* _Data_:

------------------------------------------------------------------------

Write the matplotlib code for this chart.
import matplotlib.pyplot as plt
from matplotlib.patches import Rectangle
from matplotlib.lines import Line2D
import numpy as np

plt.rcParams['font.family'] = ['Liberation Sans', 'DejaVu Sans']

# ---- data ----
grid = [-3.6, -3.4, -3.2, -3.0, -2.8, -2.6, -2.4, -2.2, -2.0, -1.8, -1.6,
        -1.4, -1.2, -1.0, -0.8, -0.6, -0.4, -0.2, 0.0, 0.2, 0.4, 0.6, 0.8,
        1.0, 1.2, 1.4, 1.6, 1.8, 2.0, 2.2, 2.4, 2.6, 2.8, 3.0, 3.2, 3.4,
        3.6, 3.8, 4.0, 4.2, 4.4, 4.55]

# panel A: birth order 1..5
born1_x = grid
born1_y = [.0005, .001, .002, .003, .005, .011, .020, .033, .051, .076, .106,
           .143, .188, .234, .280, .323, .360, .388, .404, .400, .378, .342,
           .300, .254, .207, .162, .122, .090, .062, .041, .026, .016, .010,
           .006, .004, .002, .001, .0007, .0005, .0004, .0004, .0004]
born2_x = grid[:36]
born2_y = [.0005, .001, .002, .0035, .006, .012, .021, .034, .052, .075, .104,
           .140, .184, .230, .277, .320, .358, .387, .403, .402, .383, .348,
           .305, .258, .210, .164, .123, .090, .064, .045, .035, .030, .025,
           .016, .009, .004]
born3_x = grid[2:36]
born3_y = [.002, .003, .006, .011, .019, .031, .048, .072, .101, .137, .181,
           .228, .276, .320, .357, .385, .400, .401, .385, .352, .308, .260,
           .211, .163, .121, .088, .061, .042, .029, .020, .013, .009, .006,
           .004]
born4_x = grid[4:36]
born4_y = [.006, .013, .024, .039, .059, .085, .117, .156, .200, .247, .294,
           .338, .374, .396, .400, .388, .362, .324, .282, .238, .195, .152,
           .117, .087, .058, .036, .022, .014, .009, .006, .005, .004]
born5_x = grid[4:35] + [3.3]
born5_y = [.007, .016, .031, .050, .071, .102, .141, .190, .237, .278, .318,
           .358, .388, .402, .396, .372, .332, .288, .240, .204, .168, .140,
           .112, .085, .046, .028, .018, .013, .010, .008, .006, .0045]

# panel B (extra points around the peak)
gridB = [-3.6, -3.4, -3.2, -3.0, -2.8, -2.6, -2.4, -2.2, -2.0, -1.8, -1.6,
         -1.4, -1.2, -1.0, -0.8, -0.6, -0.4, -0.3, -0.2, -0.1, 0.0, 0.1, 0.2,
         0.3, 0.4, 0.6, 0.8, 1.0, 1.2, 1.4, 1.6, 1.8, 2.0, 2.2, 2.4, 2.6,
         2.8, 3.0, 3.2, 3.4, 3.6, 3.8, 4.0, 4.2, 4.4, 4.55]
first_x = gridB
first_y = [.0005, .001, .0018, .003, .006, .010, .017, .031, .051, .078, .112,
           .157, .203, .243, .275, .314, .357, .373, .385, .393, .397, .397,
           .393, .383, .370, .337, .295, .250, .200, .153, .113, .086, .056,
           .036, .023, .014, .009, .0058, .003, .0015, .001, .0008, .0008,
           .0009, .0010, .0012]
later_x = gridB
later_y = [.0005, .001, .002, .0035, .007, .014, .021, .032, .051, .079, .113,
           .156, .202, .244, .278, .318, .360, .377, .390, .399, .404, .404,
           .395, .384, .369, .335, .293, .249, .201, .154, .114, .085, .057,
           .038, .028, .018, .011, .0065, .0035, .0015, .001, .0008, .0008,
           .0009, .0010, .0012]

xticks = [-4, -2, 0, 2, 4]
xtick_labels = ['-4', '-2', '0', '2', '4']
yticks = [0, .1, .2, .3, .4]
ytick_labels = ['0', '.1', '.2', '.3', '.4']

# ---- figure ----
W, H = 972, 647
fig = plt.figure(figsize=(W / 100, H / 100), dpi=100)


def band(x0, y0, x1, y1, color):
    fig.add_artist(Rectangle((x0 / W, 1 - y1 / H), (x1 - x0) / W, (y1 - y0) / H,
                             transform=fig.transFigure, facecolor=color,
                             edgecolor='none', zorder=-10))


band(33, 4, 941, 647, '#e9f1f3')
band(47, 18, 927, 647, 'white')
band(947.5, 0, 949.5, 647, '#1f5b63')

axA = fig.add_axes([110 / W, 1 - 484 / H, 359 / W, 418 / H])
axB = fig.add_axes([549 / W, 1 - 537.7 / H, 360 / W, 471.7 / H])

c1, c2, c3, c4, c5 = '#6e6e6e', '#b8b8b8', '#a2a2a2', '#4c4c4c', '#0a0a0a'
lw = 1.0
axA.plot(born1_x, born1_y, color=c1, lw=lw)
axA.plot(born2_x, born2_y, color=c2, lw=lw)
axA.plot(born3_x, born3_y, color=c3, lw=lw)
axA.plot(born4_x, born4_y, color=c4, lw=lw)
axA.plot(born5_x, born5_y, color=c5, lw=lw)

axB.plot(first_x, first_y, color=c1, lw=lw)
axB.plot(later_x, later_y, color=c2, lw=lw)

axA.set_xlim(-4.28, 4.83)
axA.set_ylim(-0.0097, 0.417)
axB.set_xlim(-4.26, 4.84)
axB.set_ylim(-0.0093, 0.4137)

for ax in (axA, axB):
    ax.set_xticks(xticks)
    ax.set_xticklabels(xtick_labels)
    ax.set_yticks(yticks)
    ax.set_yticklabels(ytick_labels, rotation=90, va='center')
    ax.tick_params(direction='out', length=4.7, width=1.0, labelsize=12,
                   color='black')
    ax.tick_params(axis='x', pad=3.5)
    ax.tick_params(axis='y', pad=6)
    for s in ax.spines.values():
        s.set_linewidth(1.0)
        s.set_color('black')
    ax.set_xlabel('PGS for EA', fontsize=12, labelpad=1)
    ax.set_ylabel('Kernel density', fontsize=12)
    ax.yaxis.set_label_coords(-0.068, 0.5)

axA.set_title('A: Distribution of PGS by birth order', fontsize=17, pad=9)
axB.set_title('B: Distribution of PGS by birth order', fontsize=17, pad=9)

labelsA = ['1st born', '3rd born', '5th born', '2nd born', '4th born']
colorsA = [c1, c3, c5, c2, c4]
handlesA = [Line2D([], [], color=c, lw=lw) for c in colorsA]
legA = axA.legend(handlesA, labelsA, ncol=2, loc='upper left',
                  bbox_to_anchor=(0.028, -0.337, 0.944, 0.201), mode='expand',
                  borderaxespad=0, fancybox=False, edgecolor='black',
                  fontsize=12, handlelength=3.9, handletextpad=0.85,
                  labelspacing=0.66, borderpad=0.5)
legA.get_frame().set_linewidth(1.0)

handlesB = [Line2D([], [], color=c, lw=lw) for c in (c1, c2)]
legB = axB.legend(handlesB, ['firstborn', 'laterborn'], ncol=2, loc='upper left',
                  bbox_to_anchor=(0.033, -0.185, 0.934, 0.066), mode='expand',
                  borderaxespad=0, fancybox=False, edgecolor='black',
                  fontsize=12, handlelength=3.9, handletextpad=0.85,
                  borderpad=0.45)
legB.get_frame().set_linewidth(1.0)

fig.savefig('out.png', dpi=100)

------------------------------------------------------------------------

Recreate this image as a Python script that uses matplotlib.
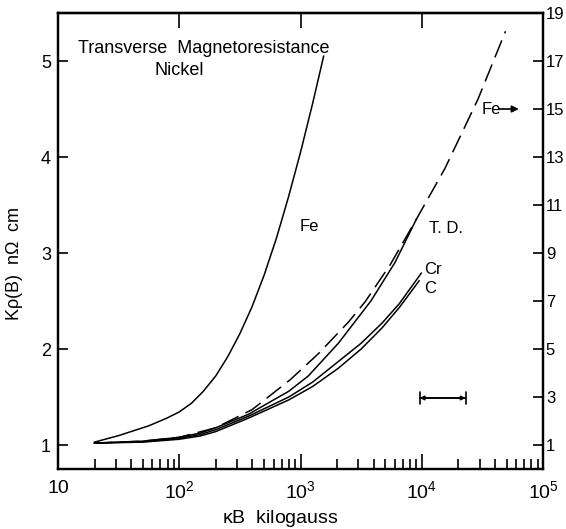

------------------------------------------------------------------------

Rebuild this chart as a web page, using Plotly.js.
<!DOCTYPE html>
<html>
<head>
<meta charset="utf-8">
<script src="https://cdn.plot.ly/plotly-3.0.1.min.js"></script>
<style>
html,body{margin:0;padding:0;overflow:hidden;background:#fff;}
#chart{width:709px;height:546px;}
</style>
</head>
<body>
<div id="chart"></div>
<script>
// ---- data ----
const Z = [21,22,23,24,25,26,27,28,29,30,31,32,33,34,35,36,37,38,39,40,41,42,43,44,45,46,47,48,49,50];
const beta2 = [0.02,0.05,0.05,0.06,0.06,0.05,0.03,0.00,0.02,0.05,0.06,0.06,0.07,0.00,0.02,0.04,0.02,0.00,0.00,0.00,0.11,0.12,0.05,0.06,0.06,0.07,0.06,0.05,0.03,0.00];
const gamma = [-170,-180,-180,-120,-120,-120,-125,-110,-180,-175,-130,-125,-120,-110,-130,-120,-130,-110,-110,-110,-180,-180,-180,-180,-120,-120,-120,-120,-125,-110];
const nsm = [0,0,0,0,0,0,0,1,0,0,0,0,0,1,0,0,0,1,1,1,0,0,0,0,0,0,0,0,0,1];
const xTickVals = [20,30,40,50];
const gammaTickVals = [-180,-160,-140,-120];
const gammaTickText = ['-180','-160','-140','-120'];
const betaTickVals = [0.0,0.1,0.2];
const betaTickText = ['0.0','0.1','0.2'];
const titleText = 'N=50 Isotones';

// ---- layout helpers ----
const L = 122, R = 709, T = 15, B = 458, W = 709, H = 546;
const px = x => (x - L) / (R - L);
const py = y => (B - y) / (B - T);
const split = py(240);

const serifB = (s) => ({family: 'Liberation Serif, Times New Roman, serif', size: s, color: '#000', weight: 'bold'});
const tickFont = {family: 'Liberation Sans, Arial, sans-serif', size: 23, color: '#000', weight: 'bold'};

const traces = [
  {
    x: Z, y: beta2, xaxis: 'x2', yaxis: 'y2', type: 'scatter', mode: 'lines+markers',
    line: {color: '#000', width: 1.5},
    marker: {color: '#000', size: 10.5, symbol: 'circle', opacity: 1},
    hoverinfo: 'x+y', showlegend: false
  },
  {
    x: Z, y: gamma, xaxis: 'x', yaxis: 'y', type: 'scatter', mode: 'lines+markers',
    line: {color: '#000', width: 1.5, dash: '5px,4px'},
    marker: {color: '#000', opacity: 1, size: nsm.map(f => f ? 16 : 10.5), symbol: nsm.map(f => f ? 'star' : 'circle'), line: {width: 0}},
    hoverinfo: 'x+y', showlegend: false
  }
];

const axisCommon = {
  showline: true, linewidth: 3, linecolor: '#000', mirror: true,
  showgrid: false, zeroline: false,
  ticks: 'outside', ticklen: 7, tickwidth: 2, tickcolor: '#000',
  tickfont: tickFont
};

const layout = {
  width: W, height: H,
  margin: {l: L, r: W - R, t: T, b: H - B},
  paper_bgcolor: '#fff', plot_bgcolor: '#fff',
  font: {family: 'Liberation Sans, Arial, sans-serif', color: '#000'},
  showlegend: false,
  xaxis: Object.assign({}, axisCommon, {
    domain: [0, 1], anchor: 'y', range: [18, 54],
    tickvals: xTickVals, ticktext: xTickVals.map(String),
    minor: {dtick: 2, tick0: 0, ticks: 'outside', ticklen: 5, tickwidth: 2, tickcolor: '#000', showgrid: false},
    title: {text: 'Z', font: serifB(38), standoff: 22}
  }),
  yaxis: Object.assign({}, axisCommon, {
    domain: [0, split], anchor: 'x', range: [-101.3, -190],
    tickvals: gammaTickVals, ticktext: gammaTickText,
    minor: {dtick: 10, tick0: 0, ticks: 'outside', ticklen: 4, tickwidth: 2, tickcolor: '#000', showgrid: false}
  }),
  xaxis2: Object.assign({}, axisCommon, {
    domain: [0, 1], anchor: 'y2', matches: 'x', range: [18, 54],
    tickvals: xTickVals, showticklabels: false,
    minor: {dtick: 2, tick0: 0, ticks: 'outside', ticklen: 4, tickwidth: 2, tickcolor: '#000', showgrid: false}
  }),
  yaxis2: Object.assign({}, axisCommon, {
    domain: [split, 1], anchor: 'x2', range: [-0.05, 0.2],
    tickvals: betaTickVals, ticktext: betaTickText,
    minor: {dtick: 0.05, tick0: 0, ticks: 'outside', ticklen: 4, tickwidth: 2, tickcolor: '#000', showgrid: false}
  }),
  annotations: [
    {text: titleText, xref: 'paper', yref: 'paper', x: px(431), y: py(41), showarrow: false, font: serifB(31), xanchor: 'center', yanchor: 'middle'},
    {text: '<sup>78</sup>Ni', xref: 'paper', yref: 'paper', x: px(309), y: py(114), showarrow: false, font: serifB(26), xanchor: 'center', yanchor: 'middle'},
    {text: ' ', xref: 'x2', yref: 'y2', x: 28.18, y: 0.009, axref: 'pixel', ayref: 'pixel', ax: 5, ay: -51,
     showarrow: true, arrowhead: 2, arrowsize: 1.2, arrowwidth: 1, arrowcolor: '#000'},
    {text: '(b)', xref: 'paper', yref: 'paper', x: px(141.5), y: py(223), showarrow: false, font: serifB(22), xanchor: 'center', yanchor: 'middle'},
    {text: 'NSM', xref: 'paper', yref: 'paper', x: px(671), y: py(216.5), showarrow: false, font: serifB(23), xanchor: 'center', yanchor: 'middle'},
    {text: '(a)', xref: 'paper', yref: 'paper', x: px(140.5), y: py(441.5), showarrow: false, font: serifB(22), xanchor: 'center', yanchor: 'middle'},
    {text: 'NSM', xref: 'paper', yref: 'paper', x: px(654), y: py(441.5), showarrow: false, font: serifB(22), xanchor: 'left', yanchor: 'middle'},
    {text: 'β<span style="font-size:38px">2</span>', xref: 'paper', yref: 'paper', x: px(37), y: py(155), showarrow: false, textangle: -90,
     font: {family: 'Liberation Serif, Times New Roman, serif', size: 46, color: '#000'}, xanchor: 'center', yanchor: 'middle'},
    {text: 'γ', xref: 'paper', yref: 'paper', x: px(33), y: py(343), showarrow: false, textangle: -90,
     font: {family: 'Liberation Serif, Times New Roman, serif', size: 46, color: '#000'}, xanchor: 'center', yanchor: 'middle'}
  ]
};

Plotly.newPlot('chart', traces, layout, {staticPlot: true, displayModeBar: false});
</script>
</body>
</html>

------------------------------------------------------------------------

* _Exercise aim_:
Pick out lines containing the word "matplotlib", each one as written.

* _Final result_:
Write the matplotlib code for this chart.
import matplotlib.pyplot as plt
from matplotlib.patches import Rectangle
from matplotlib.lines import Line2D
Recreate this image as a Python script that uses matplotlib.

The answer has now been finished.